Quote the listing below in its entirety, omitting every image.
-------- RAW DATA
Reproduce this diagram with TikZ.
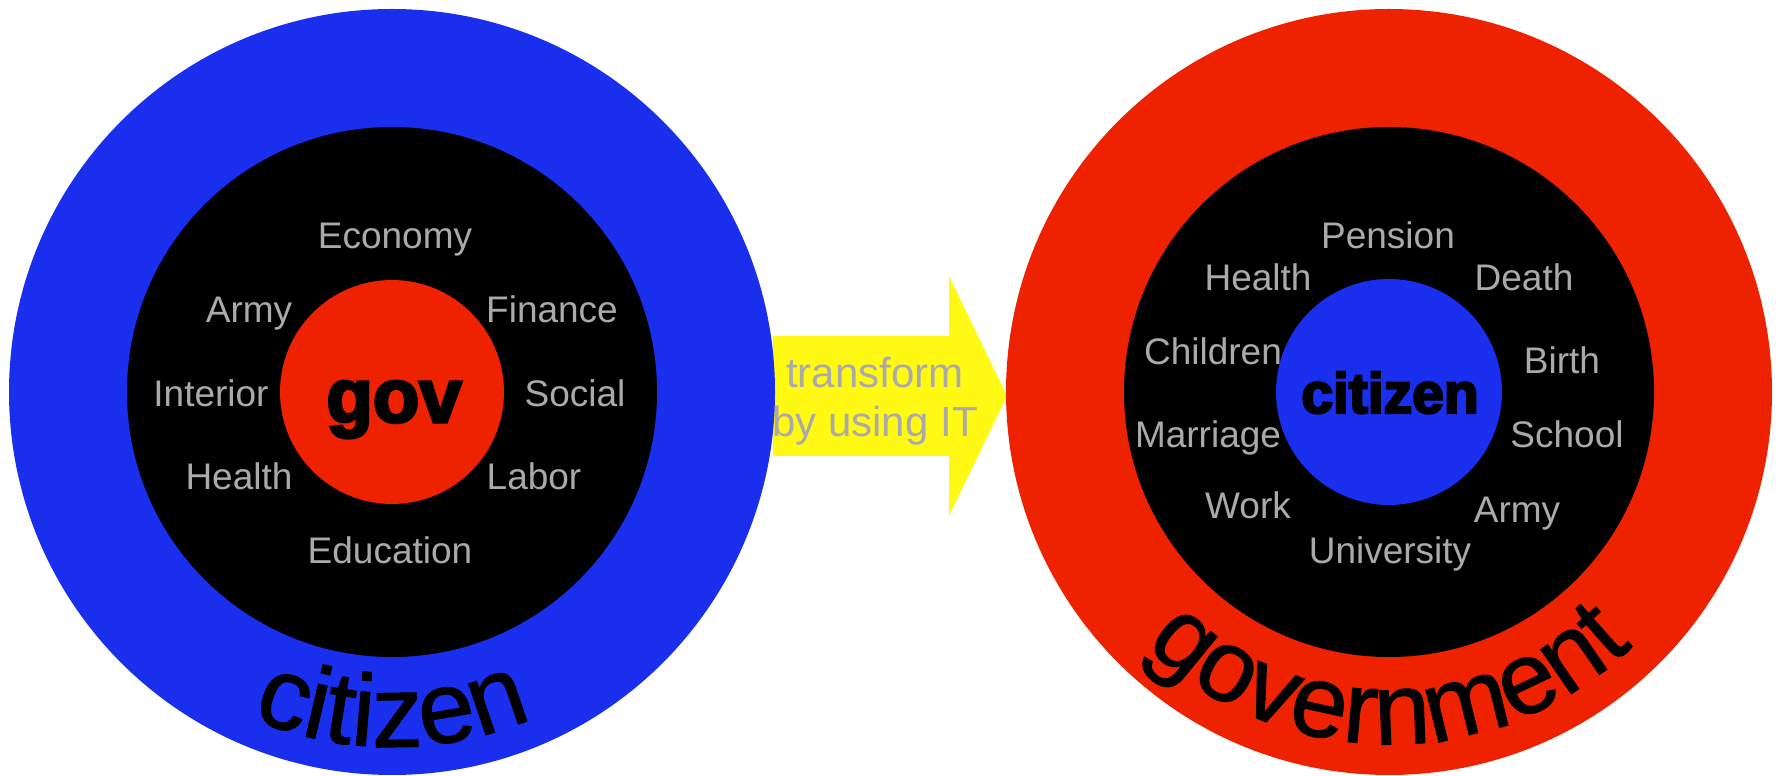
\documentclass[tikz,border=0pt]{standalone}
\usepackage{fontspec}
\setmainfont{Liberation Sans}
\newfontfamily\heavyfont[FakeBold=4]{Liberation Sans Bold}
\newfontfamily\arcfamily[FakeBold=1]{Liberation Sans}
\usetikzlibrary{decorations.text}
\definecolor{ringblue}{RGB}{26,46,237}
\definecolor{ringred}{RGB}{238,34,0}
\definecolor{arrowyellow}{RGB}{255,249,20}
\definecolor{topicgray}{RGB}{170,170,172}
\newcommand\arcfont{\arcfamily\fontsize{102}{110}\selectfont}

\begin{document}
\begin{tikzpicture}[x=1pt, y=1pt,
	topic/.style={text=topicgray, font=\fontsize{37}{44}\selectfont, anchor=base, inner sep=0},
	hub/.style={anchor=base, inner sep=0}]
	\useasboundingbox (0,0) rectangle (1781,776);
	\coordinate (lc) at (392,384);
	\coordinate (rc) at (1389,384);
	\fill[arrowyellow] (773,320) -- (949,320) -- (949,260) -- (1007,380) -- (949,500) -- (949,440) -- (773,440) -- cycle;
	\node[topic, font=\fontsize{42}{49}\selectfont] (trans) at (875,388) {transform};
	\node[topic, font=\fontsize{42}{49}\selectfont] (byit) at (875,339) {by using IT};
	\fill[ringblue] (lc) circle [radius=383];
	\fill[black] (lc) circle [radius=265];
	\fill[ringred] (lc) circle [radius=112];
	\node[hub, font=\heavyfont\fontsize{76}{80}\selectfont] (gov) at (394,354) {gov};
	\node[topic] (economy) at (395,527) {Economy};
	\node[topic] (armyl) at (249,453) {Army};
	\node[topic] (finance) at (552,453) {Finance};
	\node[topic] (interior) at (211,369) {Interior};
	\node[topic] (social) at (575,369) {Social};
	\node[topic] (healthl) at (239,286) {Health};
	\node[topic] (labor) at (534,286) {Labor};
	\node[topic] (education) at (390,212) {Education};
	\path[decorate, decoration={text along path, text={|\arcfont|citizen}, text align=center}]
		([shift={(230:355)}]lc) arc [start angle=230, end angle=310, radius=355];
	\fill[ringred] (rc) circle [radius=383];
	\fill[black] (rc) circle [radius=265];
	\fill[ringblue] (rc) circle [radius=113];
	\node[hub, font=\heavyfont\fontsize{57}{60}\selectfont] (cit) at (1390,363) {citizen};
	\node[topic] (pension) at (1388,527) {Pension};
	\node[topic] (healthr) at (1258,485) {Health};
	\node[topic] (death) at (1524,485) {Death};
	\node[topic] (children) at (1213,411) {Children};
	\node[topic] (birth) at (1562,402) {Birth};
	\node[topic] (marriage) at (1208,328) {Marriage};
	\node[topic] (school) at (1567,328) {School};
	\node[topic] (work) at (1248,257) {Work};
	\node[topic] (armyr) at (1517,253) {Army};
	\node[topic] (university) at (1390,212) {University};
	\path[decorate, decoration={text along path, text={|\arcfont|government}, text align=center}]
		([shift={(210:352)}]rc) arc [start angle=210, end angle=330, radius=352];
\end{tikzpicture}
\end{document}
----------------
● RESPONSE TO THE EXERCISE:
Reproduce this diagram with TikZ.
\documentclass[tikz,border=0pt]{standalone}
\usepackage{fontspec}
\setmainfont{Liberation Sans}
\newfontfamily\heavyfont[FakeBold=4]{Liberation Sans Bold}
\newfontfamily\arcfamily[FakeBold=1]{Liberation Sans}
\usetikzlibrary{decorations.text}
\definecolor{ringblue}{RGB}{26,46,237}
\definecolor{ringred}{RGB}{238,34,0}
\definecolor{arrowyellow}{RGB}{255,249,20}
\definecolor{topicgray}{RGB}{170,170,172}
\newcommand\arcfont{\arcfamily\fontsize{102}{110}\selectfont}

\begin{document}
\begin{tikzpicture}[x=1pt, y=1pt,
	topic/.style={text=topicgray, font=\fontsize{37}{44}\selectfont, anchor=base, inner sep=0},
	hub/.style={anchor=base, inner sep=0}]
	\useasboundingbox (0,0) rectangle (1781,776);
	\coordinate (lc) at (392,384);
	\coordinate (rc) at (1389,384);
	\fill[arrowyellow] (773,320) -- (949,320) -- (949,260) -- (1007,380) -- (949,500) -- (949,440) -- (773,440) -- cycle;
	\node[topic, font=\fontsize{42}{49}\selectfont] (trans) at (875,388) {transform};
	\node[topic, font=\fontsize{42}{49}\selectfont] (byit) at (875,339) {by using IT};
	\fill[ringblue] (lc) circle [radius=383];
	\fill[black] (lc) circle [radius=265];
	\fill[ringred] (lc) circle [radius=112];
	\node[hub, font=\heavyfont\fontsize{76}{80}\selectfont] (gov) at (394,354) {gov};
	\node[topic] (economy) at (395,527) {Economy};
	\node[topic] (armyl) at (249,453) {Army};
	\node[topic] (finance) at (552,453) {Finance};
	\node[topic] (interior) at (211,369) {Interior};
	\node[topic] (social) at (575,369) {Social};
	\node[topic] (healthl) at (239,286) {Health};
	\node[topic] (labor) at (534,286) {Labor};
	\node[topic] (education) at (390,212) {Education};
	\path[decorate, decoration={text along path, text={|\arcfont|citizen}, text align=center}]
		([shift={(230:355)}]lc) arc [start angle=230, end angle=310, radius=355];
	\fill[ringred] (rc) circle [radius=383];
	\fill[black] (rc) circle [radius=265];
	\fill[ringblue] (rc) circle [radius=113];
	\node[hub, font=\heavyfont\fontsize{57}{60}\selectfont] (cit) at (1390,363) {citizen};
	\node[topic] (pension) at (1388,527) {Pension};
	\node[topic] (healthr) at (1258,485) {Health};
	\node[topic] (death) at (1524,485) {Death};
	\node[topic] (children) at (1213,411) {Children};
	\node[topic] (birth) at (1562,402) {Birth};
	\node[topic] (marriage) at (1208,328) {Marriage};
	\node[topic] (school) at (1567,328) {School};
	\node[topic] (work) at (1248,257) {Work};
	\node[topic] (armyr) at (1517,253) {Army};
	\node[topic] (university) at (1390,212) {University};
	\path[decorate, decoration={text along path, text={|\arcfont|government}, text align=center}]
		([shift={(210:352)}]rc) arc [start angle=210, end angle=330, radius=352];
\end{tikzpicture}
\end{document}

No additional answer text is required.